# Task
Reproduce the material below line by line, beginning with its first line and ending with the line that contains "(cheng) at (10,40)"; leave out pictures.

# Collected material

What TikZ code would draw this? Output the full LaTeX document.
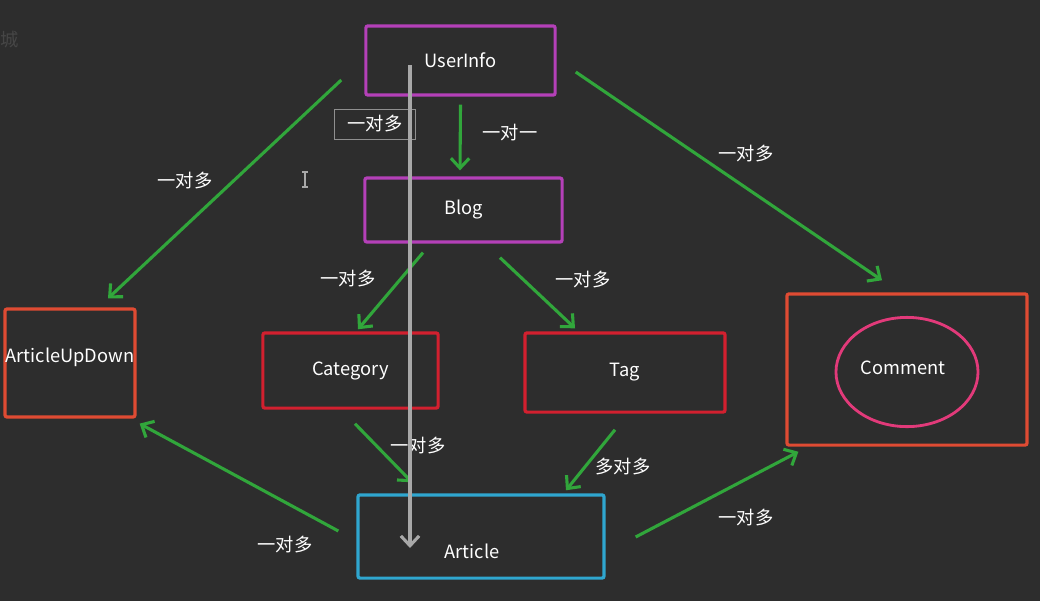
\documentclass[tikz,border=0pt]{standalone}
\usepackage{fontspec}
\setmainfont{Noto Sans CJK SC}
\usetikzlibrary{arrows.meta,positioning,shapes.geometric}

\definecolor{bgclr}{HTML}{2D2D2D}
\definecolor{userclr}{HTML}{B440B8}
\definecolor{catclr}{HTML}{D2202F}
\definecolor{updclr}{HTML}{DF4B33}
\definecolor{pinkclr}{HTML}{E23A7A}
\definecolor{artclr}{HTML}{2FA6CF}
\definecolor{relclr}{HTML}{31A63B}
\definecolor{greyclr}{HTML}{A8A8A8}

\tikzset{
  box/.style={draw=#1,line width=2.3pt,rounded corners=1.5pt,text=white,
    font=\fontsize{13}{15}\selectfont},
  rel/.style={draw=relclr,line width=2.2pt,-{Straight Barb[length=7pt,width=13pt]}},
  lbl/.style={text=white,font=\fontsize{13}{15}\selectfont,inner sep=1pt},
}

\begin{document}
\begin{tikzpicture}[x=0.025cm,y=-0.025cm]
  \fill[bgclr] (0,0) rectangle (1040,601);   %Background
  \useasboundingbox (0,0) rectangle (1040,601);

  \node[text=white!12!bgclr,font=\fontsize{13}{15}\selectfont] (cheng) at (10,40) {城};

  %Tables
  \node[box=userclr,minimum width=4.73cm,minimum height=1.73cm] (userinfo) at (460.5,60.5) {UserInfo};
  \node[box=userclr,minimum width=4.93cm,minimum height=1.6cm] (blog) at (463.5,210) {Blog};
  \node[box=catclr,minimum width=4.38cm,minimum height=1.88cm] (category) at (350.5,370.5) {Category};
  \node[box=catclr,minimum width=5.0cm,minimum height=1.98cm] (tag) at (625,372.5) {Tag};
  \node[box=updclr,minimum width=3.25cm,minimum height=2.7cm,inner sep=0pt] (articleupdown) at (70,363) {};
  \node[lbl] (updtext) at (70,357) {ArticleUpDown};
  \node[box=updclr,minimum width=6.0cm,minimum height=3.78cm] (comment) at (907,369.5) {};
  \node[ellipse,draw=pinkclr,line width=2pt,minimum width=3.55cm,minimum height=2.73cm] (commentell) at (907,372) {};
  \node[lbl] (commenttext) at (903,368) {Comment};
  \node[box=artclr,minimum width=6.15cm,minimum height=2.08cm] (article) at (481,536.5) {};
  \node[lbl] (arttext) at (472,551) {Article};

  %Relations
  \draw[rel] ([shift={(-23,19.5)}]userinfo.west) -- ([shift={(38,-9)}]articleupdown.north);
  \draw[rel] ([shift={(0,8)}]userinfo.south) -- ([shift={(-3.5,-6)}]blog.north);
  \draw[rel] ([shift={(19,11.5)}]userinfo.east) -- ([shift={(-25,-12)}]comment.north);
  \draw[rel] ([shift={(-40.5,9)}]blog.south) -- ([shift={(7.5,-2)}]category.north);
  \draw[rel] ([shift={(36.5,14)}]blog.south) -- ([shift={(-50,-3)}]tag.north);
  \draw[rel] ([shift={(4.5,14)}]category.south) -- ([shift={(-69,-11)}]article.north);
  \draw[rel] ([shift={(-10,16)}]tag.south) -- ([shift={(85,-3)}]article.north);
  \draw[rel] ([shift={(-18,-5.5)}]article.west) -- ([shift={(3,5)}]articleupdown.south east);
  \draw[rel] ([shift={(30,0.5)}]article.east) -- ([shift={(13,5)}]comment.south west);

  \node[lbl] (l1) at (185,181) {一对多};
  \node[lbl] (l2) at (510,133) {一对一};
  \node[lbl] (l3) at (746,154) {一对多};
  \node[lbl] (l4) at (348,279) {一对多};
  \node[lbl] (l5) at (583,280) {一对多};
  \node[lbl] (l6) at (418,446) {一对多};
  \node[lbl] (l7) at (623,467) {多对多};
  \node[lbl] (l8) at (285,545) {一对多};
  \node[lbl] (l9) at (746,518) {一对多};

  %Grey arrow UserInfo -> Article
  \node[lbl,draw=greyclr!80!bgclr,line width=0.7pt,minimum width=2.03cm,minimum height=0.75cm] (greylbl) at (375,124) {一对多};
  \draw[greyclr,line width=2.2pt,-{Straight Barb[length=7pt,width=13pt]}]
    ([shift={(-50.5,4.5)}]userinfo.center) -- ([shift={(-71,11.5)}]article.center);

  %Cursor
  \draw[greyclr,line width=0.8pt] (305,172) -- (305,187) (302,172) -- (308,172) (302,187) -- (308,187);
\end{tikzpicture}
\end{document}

# Response to the exercise
What TikZ code would draw this? Output the full LaTeX document.
\documentclass[tikz,border=0pt]{standalone}
\usepackage{fontspec}
\setmainfont{Noto Sans CJK SC}
\usetikzlibrary{arrows.meta,positioning,shapes.geometric}

\definecolor{bgclr}{HTML}{2D2D2D}
\definecolor{userclr}{HTML}{B440B8}
\definecolor{catclr}{HTML}{D2202F}
\definecolor{updclr}{HTML}{DF4B33}
\definecolor{pinkclr}{HTML}{E23A7A}
\definecolor{artclr}{HTML}{2FA6CF}
\definecolor{relclr}{HTML}{31A63B}
\definecolor{greyclr}{HTML}{A8A8A8}

\tikzset{
  box/.style={draw=#1,line width=2.3pt,rounded corners=1.5pt,text=white,
    font=\fontsize{13}{15}\selectfont},
  rel/.style={draw=relclr,line width=2.2pt,-{Straight Barb[length=7pt,width=13pt]}},
  lbl/.style={text=white,font=\fontsize{13}{15}\selectfont,inner sep=1pt},
}

\begin{document}
\begin{tikzpicture}[x=0.025cm,y=-0.025cm]
  \fill[bgclr] (0,0) rectangle (1040,601);   %Background
  \useasboundingbox (0,0) rectangle (1040,601);

  \node[text=white!12!bgclr,font=\fontsize{13}{15}\selectfont] (cheng) at (10,40) {城};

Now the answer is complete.